Blockchains store incoming data in a new block, linked to its predecessor. In that process, a decentralized network of validators confirms the data’s integrity. Once added, the data is then immutably stored across multiple computers (or nodes).
This marks a barrier against manipulation, ensuring exceptional data integrity, security, and resilience.
Blockchain lays the foundation. Smart contracts bring utility.
A smart contract is a digitized contract that executes autonomously upon meeting predefined conditions. Once deployed on a blockchain, a smart contract inherits the transparency and immutability of the database.
In the insurance context, we can use smart contracts to create a digital, programmable, and self-executing insurance policies.

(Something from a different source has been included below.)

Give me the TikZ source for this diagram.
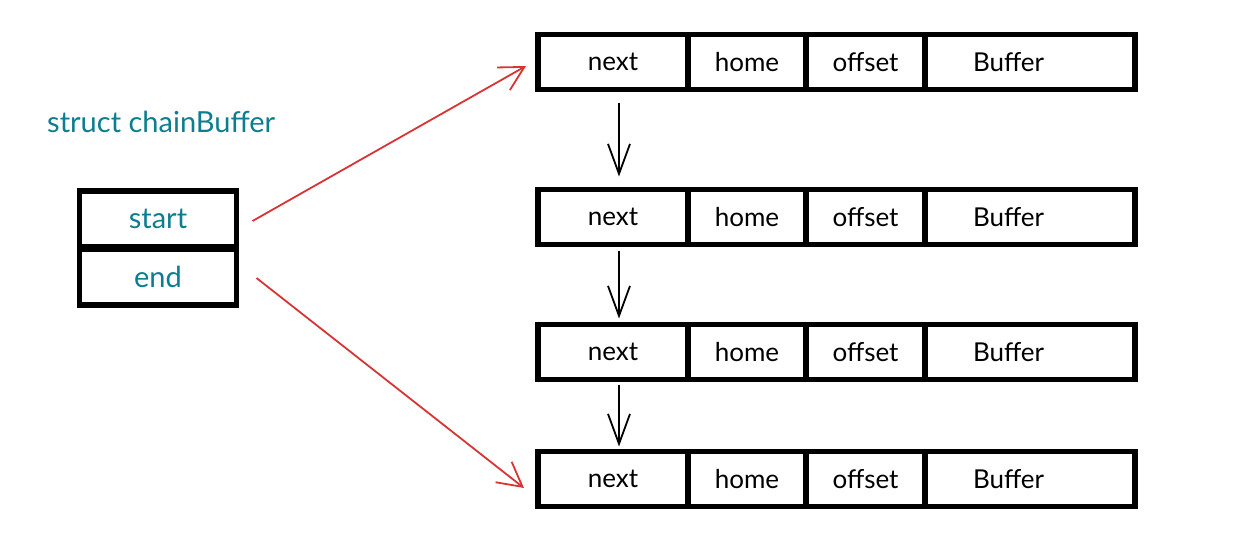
\documentclass[tikz,border=0pt]{standalone}
\usepackage{fontspec}
\setmainfont{Lato}
\usetikzlibrary{arrows.meta}
\definecolor{teal}{HTML}{0C7E8F}
\definecolor{redarrow}{HTML}{D93434}
\tikzset{
  cell/.style={draw=black, line width=5.5pt, fill=white, minimum height=55pt, inner sep=0pt, outer sep=0pt, font=\fontsize{26}{30}\selectfont, anchor=west},
  sfield/.style={draw=black, line width=5.5pt, fill=white, minimum width=157pt, minimum height=56pt, inner sep=0pt, outer sep=0pt, font=\fontsize{29}{32}\selectfont, text=teal},
  redlink/.style={draw=redarrow, line width=1.8pt, -{Straight Barb[length=24pt,width=26pt,line width=1.8pt]}},
  blacklink/.style={draw=black, line width=1.8pt, -{Straight Barb[length=30pt,width=22pt,line width=1.8pt]}},
}
\begin{document}
\begin{tikzpicture}[x=1pt,y=-1pt]
\useasboundingbox (0,0) rectangle (1253,552);
% struct title
\node[font=\fontsize{29}{32}\selectfont, text=teal, anchor=west, inner sep=0pt] (title) at (47,122) {struct chainBuffer};
% struct fields
\node[sfield] (start) at (158,219) {start};
\node[sfield] (end) at (158,277) {end};
% rows
\foreach \r/\y in {1/62, 2/217, 3/352, 4/479} {
  \node[cell, minimum width=150pt] (next\r) at (538,\y) {next};
  \node[cell, minimum width=118pt] (home\r) at (next\r.east) {home};
  \node[cell, minimum width=119pt] (offset\r) at (home\r.east) {offset};
  \node[cell, minimum width=210pt, text width=190pt, align=left] (buffer\r) at (offset\r.east) {\hspace*{38pt}Buffer};
}
% red arrows
\draw[redlink] ([xshift=16pt,yshift=-2pt]start.east) -- ([xshift=-12pt,yshift=-4pt]next1.west);
\draw[redlink] ([xshift=20pt,yshift=-1pt]end.east) -- ([xshift=-14pt,yshift=-9pt]next4.west);
% black arrows
\draw[blacklink] ([xshift=6pt,yshift=-13pt]next1.south) -- ([xshift=6pt,yshift=13pt]next2.north);
\draw[blacklink] ([xshift=6pt,yshift=-6pt]next2.south) -- ([xshift=6pt,yshift=6pt]next3.north);
\draw[blacklink] ([xshift=6pt,yshift=-5pt]next3.south) -- ([xshift=6pt,yshift=5pt]next4.north);
\end{tikzpicture}
\end{document}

Some, including Lemonade, are starting to explore this potential.
Blockchain-enabled products and use cases
At-cost parametric agricultural insurance
Let’s revisit sub-Saharan Africa, where millions of smallholder farmers need agricultural insurance. To help these farmers, Lemonade formed the Crypto Climate Coalition.
The coalition is building automatic, parametric, at-cost agricultural insurance using blockchain and smart contracts.
The model builds around an “area yield index”, based on the crop yields of a few sampled farms within a certain area. If the crop yield for the sampled farms falls short of a certain target, all farms in that area receive an automatic insurance payout.
Even when crops fail, the next season’s planting is secure. There is no need for complicated and lengthy claim filing. This allows farmers to dare more, invest in their fields, and sleep soundly at night.
Despite an unpredictable climate and thanks to blockchain.
If insurance can be so elegant, why isn’t everyone working on blockchain-based solutions?
Regulation hinders adoption
“The answer lies in the regulatory environment” says Martin. “Germany, for example, is very different from Kenya. The Federal Financial Supervisory Authority, better known as BaFin, regulates the insurance industry. In the event of a lawsuit, the agency must be able to seize assets. When funds are deposited on a blockchain, the BaFin can’t seize them.
As you can see, traditional insurers can’t just offer a complete blockchain-based solution. In time, we will get there. But Africa and Asia will be first.
A DAO, on the other hand, could. As long as no one in the DAO structure receives any income from that structure.”
A new old way of sharing risk – New insurance structures
A community comes together, shares risk, and starts a DAO.
DAO stands for Decentralized Autonomous Organization. These organizations are the democratic communities of Web3. Communities without a central authority, where members set the rules of their organization. DAOs are also the organizational structure of native Web3 insurers such as Nexus Mutual.
Nexus Mutual is a community-driven insurance platform. Members own and manage Nexus Mutual. On a risk marketplace, members can buy insurance coverage or earn rewards for providing risk expertise or capital.
In stark contrast to traditional insurers, DAOs operate with full transparency. While insurance firms will have to go through a huge transformation to adapt to the modern world, Web3 native insurers have no legacy baggage to carry.
As we look to the future, the expansion of Web3 insurers into real-world insurance could pose a genuine challenge for legacy firms. Nexus Mutual is already planning to expand to the real world.
“One of the really important things for what we want to take Nexus to is impact on the real world – earthquake coverage in Peru, or whatever it is – but actually get outside the specific Web3 world and into the real world, because fundamentally this technology can really change things. Hugh Karp – Founder of Nexus Mutual
Blockchain is about really changing the status quo. And some pioneers are showing how to challenge it. They are the potential disruptors of today’s legacy firms. But they could also serve as their inspiration.
The tools they build on are available to everyone. And for the sake of humanity, we should use them.